LETTER FROM THE PUBLISHER
In 1976, award-winning documentary filmmaker Peter Davis went in search of America. More precisely, he wanted "to understand America by going into one community and penetrating its society as deeply and widely as possible." To find the right setting, he asked the help of Richard L. Forstall of the U.S. Census Bureau, who, after poring over maps, charts, surveys and directories, said, "You could do worse than to go to Hamilton, Ohio." Davis went. The result was a book, Davis' first, Hometown, from which we have excerpted the article beginning on page 50.
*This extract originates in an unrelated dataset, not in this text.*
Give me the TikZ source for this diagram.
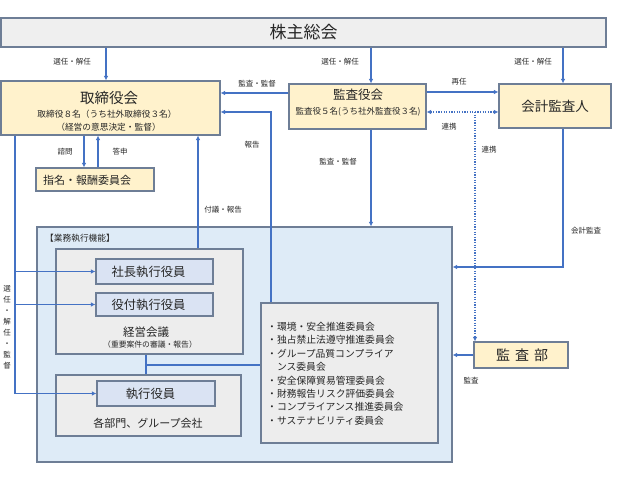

Davis, 45, who was graduated from Harvard in 1957 and has lived in New York City for 24 years, was born in Santa Monica, Calif., of prominent Hollywood screenwriter parents, Frank Davis and Tess Slesinger. Peter's classmates from the more gilded Hollywood families received Cadillac convertibles on their 16th birthdays, but not Peter. That is not real life, his father and stepmother said. All in all, it isn't surprising that Davis chose to explore real life via the medium of documentary film.
One of his first efforts was Hunger in America for CBS in 1968, which he co-wrote with Martin Carr and which brought the wrath of Secretary of Agriculture Orville L. Freeman down upon the entire network. In 1971 Davis made The Selling of the Pentagon, also for CBS, for which he won an Emmy and a Peabody, and then Hearts and Minds, a documentary on the Vietnam war for which he received an Academy Award in 1975. His most recent film project is Middletown, a six-part series to begin March 24 on PBS television.
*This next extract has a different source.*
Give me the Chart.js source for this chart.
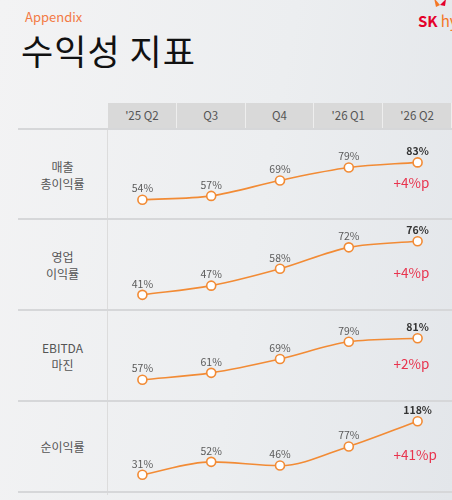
<!DOCTYPE html>
<html>
<head>
<meta charset="utf-8">
<script src="https://cdn.jsdelivr.net/npm/chart.js@4.4.1/dist/chart.umd.min.js"></script>
<style>
  body { margin: 0; }
  #slide {
    position: relative; width: 452px; height: 500px; overflow: hidden;
    background: linear-gradient(100deg, #f3f3f4 0%, #eceef0 55%, #e3e6ea 100%);
    font-family: "Noto Sans CJK KR", "Noto Sans", sans-serif;
  }
  .appendix { position: absolute; left: 25px; top: 7px; font-size: 13px; color: #f37a45; }
  .titulo { position: absolute; left: 21px; top: 24px; font-size: 35px; font-weight: 400; color: #111; letter-spacing: 1px; }
  .logo { position: absolute; left: 418px; top: 10px; font-size: 15px; font-weight: 700; color: #e4002b; }
  .logo span { color: #f47725; font-weight: 400; margin-left: 3px; }
  .borboleta { position: absolute; left: 433px; top: -2px; width: 14px; height: 12px; }
  .cab { position: absolute; top: 103px; height: 25px; line-height: 25px; background: #d9d9d9;
         text-align: center; font-size: 11.5px; color: #555; box-sizing: border-box; border-right: 1px solid #eee; }
  .linha { position: absolute; left: 18px; width: 434px; height: 1.5px; background: #d6d7d9; }
  .vert { position: absolute; left: 107px; top: 129px; width: 1px; height: 366px; background: #dcdcdc; }
  .rotulo { position: absolute; left: 18px; width: 89px; text-align: center; font-size: 12px; line-height: 17px; color: #555; }
  canvas { position: absolute; left: 108px; }
</style>
</head>
<body>
<div id="slide">
  <div class="appendix">Appendix</div>
  <div class="titulo">수익성 지표</div>
  <svg class="borboleta" viewBox="0 0 14 12">
    <path d="M1 0 L7 7 L3 9 Z" fill="#f47725"/>
    <path d="M13 1 L7 7 L12 8 Z" fill="#e4002b"/>
  </svg>
  <div class="logo">SK<span>hynix</span></div>
  <div class="vert"></div>
</div>
<script>
// dados
let trimestres = ["'25 Q2", 'Q3', 'Q4', "'26 Q1", "'26 Q2"];
let metricas = [['매출', '총이익률'], ['영업', '이익률'], ['EBITDA', '마진'], ['순이익률']];
let margemBruta = [54, 57, 69, 79, 83];
let margemOperacional = [41, 47, 58, 72, 76];
let margemEbitda = [57, 61, 69, 79, 81];
let margemLiquida = [31, 52, 46, 77, 118];
let variacoes = ['+4%p', '+4%p', '+2%p', '+41%p'];
let escalasY = [[38.3, 108.9], [31.1, 90.5], [44.7, 97.4], [3.1, 150.8]];

let series = [margemBruta, margemOperacional, margemEbitda, margemLiquida];
let topos = [129, 219, 310, 401];
let alturaLinha = 91;

let slide = document.getElementById('slide');

// cabeçalho
for (let i = 0; i < trimestres.length; i++) {
    let c = document.createElement('div');
    c.className = 'cab';
    c.style.left = (108 + i * 68.8) + 'px';
    c.style.width = '68.8px';
    c.textContent = trimestres[i];
    slide.appendChild(c);
}

// linhas horizontais
let ys = [129, 219, 310, 401, 492];
for (let i = 0; i < ys.length; i++) {
    let l = document.createElement('div');
    l.className = 'linha';
    l.style.top = (ys[i] - 1) + 'px';
    slide.appendChild(l);
}

// rótulos das linhas
for (let i = 0; i < metricas.length; i++) {
    let r = document.createElement('div');
    r.className = 'rotulo';
    r.innerHTML = metricas[i].join('<br>');
    let h = metricas[i].length * 17;
    r.style.top = (topos[i] + alturaLinha / 2 - h / 2) + 'px';
    slide.appendChild(r);
}

let pluginRotulos = {
    id: 'rotulos',
    afterDatasetsDraw(chart, args, opts) {
        let ctx = chart.ctx;
        let meta = chart.getDatasetMeta(0);
        let valores = chart.data.datasets[0].data;
        ctx.save();
        ctx.textAlign = 'center';
        ctx.textBaseline = 'bottom';
        for (let i = 0; i < meta.data.length; i++) {
            let p = meta.data[i];
            let ultimo = i == meta.data.length - 1;
            ctx.font = (ultimo ? 'bold ' : '') + '10.5px "Noto Sans CJK KR"';
            ctx.fillStyle = ultimo ? '#333' : '#5a5a5a';
            ctx.fillText(valores[i] + '%', p.x, p.y - 6);
        }
        let fim = meta.data[meta.data.length - 1];
        ctx.font = '13.5px "Noto Sans CJK KR"';
        ctx.fillStyle = '#e8344e';
        ctx.textAlign = 'left';
        ctx.textBaseline = 'middle';
        ctx.fillText(opts.texto, fim.x - 24, 54);
        ctx.restore();
    }
};

for (let i = 0; i < series.length; i++) {
    let cv = document.createElement('canvas');
    cv.width = 344;
    cv.height = alturaLinha;
    cv.style.top = topos[i] + 'px';
    slide.appendChild(cv);

    new Chart(cv, {
        type: 'line',
        data: {
            labels: trimestres,
            datasets: [{
                data: series[i],
                borderColor: '#f28b35',
                borderWidth: 1.6,
                pointRadius: 4.5,
                pointBackgroundColor: '#ffffff',
                pointBorderColor: '#f28b35',
                pointBorderWidth: 1.6,
                cubicInterpolationMode: 'monotone',
                clip: false
            }]
        },
        options: {
            responsive: false,
            animation: false,
            layout: { padding: 0, autoPadding: false },
            plugins: {
                legend: { display: false },
                tooltip: { enabled: false },
                rotulos: { texto: variacoes[i] }
            },
            scales: {
                x: { type: 'category', offset: true, display: false },
                y: { display: false, min: escalasY[i][0], max: escalasY[i][1] }
            }
        },
        plugins: [pluginRotulos]
    });
}
</script>
</body>
</html>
"But I always wanted to write," says Davis, "and after Hearts and Minds I thought, it's now or never."
Two and a half years (and more than 3,000 pages of notes) after Davis went to Hamilton, he began to write the book. Of the basketball game between the town's two high schools, which is described in these pages, he says, "It was the most exciting athletic event I ever went to. With one exception. In May 1972 I had tickets to see the San Francisco Giants play the Mets. I wanted my sons Tim and Nick [children from Davis' first marriage to Johanna Mankiewicz, who was killed by an out-of-control taxi two years later] to see Willie Mays play, and then we found out he had been traded—to the Mets! The score was tied 4-4 in the fifth inning when Mays came up to bat, I think for the third time, and hit a home run that barely cleared the leftfield fence. Everybody was pushing that ball over—he won the game for us. And we all started to cry."
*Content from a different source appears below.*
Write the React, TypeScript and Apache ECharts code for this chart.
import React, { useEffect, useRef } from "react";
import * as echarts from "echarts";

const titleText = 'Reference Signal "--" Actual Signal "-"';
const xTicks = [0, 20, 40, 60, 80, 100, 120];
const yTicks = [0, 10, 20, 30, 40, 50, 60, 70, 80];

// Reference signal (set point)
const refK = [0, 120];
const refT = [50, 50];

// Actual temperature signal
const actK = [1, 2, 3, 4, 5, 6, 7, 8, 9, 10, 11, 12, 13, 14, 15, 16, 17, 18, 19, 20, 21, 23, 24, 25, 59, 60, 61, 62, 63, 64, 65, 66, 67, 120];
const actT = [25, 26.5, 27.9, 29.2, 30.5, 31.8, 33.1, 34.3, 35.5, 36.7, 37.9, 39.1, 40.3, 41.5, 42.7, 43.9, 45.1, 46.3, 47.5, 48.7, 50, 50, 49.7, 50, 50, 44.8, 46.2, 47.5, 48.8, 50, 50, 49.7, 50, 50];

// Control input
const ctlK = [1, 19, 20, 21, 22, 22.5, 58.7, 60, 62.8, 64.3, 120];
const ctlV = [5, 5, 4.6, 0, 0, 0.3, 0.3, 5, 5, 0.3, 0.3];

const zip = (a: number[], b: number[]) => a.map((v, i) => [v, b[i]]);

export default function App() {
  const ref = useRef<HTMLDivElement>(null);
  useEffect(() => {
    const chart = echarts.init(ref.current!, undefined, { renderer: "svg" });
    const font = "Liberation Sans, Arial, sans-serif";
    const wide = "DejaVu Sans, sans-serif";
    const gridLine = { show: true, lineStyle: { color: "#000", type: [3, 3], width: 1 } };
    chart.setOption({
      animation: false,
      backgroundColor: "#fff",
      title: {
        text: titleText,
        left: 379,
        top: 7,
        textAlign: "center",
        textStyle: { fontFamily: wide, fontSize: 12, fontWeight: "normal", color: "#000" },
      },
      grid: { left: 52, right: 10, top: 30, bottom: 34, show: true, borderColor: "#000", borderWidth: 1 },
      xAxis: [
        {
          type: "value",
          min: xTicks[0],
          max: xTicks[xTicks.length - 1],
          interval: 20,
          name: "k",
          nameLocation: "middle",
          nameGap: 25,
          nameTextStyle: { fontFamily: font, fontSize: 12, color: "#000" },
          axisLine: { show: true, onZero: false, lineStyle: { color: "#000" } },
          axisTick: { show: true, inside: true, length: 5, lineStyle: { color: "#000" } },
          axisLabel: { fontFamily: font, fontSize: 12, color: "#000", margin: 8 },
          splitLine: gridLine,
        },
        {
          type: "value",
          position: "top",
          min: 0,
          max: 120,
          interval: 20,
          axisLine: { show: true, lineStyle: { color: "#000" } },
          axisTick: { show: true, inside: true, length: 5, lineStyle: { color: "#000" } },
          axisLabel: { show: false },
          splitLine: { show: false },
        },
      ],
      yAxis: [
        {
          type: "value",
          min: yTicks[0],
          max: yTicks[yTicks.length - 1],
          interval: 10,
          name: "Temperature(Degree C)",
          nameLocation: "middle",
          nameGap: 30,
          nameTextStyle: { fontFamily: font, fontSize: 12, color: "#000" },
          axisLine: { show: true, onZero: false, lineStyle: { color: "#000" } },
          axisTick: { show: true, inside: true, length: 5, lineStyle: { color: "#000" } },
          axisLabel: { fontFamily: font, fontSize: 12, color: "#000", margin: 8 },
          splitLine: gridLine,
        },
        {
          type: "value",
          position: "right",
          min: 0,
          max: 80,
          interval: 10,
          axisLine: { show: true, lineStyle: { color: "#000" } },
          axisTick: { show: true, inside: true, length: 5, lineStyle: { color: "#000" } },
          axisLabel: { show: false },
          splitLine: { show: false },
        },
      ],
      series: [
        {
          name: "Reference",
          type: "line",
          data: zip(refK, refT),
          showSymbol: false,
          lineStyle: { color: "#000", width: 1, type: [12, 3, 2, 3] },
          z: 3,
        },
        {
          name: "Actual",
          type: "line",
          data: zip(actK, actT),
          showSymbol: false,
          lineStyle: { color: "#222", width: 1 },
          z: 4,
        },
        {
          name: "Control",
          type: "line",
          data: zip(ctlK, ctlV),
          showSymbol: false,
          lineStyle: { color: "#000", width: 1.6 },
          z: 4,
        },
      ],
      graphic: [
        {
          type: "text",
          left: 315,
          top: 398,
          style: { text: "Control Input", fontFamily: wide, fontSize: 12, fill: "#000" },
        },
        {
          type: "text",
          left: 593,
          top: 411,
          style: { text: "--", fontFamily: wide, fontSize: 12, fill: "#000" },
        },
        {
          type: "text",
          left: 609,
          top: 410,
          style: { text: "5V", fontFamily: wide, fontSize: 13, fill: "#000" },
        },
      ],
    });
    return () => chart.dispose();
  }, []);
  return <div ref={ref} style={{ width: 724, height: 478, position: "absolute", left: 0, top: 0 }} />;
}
A longtime baseball fan, Davis took Tim and Nick (he has two children by his present wife, Karen Zehring) to spring training in St. Petersburg for years. "We're not going this spring," he says, "because they're both playing baseball for their school teams."
This seems to work right in with one theme of his piece: Does sport imitate, provide escape from, or prepare you for life? Says Davis, "I think sport imitates and provides escape from life. It is also a preparation. It reflects feelings, in many ways better than work does. And it's a heck of a lot of fun."